> [WHAT THE TASK ASKS] Your task is to reproduce, verbatim and without pictures, the lines from the opening of the listing through the line containing "const yTicks = [0,100,200,300,400,500,600];".

####

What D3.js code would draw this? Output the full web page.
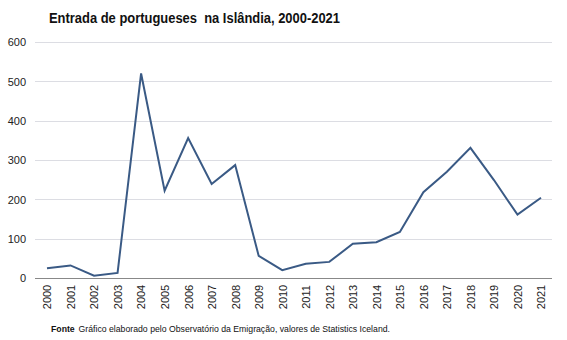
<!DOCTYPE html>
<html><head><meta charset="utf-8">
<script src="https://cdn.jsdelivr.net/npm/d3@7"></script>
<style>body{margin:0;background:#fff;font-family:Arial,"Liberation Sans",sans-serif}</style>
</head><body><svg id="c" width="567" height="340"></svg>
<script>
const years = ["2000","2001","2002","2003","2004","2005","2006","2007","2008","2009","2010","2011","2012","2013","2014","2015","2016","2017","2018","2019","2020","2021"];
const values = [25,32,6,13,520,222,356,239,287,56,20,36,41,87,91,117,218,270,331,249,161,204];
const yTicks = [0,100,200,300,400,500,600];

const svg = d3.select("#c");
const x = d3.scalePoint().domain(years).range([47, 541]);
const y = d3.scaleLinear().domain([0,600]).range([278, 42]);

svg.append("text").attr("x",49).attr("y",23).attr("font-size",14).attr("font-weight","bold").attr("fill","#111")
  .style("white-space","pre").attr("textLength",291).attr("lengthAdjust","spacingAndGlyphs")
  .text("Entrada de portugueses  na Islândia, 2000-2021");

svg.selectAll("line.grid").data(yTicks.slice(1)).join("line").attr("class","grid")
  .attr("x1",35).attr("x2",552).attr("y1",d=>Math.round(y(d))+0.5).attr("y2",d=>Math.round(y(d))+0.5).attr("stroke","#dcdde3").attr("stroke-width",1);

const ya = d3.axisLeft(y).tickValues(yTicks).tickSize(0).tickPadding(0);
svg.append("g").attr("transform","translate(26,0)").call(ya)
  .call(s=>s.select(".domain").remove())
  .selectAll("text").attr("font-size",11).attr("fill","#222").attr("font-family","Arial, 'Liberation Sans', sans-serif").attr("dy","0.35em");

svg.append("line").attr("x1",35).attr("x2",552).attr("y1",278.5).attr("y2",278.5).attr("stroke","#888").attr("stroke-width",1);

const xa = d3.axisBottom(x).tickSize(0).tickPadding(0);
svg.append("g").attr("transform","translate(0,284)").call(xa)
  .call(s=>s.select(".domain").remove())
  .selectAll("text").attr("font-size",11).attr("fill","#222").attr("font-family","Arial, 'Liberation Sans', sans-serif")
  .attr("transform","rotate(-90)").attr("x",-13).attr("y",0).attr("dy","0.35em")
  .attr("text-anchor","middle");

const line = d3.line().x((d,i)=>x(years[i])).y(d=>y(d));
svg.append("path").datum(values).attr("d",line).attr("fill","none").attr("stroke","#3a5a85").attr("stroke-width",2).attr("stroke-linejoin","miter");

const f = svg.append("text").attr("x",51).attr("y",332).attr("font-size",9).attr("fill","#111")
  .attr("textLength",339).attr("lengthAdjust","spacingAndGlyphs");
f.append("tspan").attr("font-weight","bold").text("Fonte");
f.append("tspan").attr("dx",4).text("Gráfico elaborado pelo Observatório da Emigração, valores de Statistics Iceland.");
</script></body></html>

####

> [EXPECTED ANSWER]
What D3.js code would draw this? Output the full web page.
<!DOCTYPE html>
<html><head><meta charset="utf-8">
<script src="https://cdn.jsdelivr.net/npm/d3@7"></script>
<style>body{margin:0;background:#fff;font-family:Arial,"Liberation Sans",sans-serif}</style>
</head><body><svg id="c" width="567" height="340"></svg>
<script>
const years = ["2000","2001","2002","2003","2004","2005","2006","2007","2008","2009","2010","2011","2012","2013","2014","2015","2016","2017","2018","2019","2020","2021"];
const values = [25,32,6,13,520,222,356,239,287,56,20,36,41,87,91,117,218,270,331,249,161,204];
const yTicks = [0,100,200,300,400,500,600];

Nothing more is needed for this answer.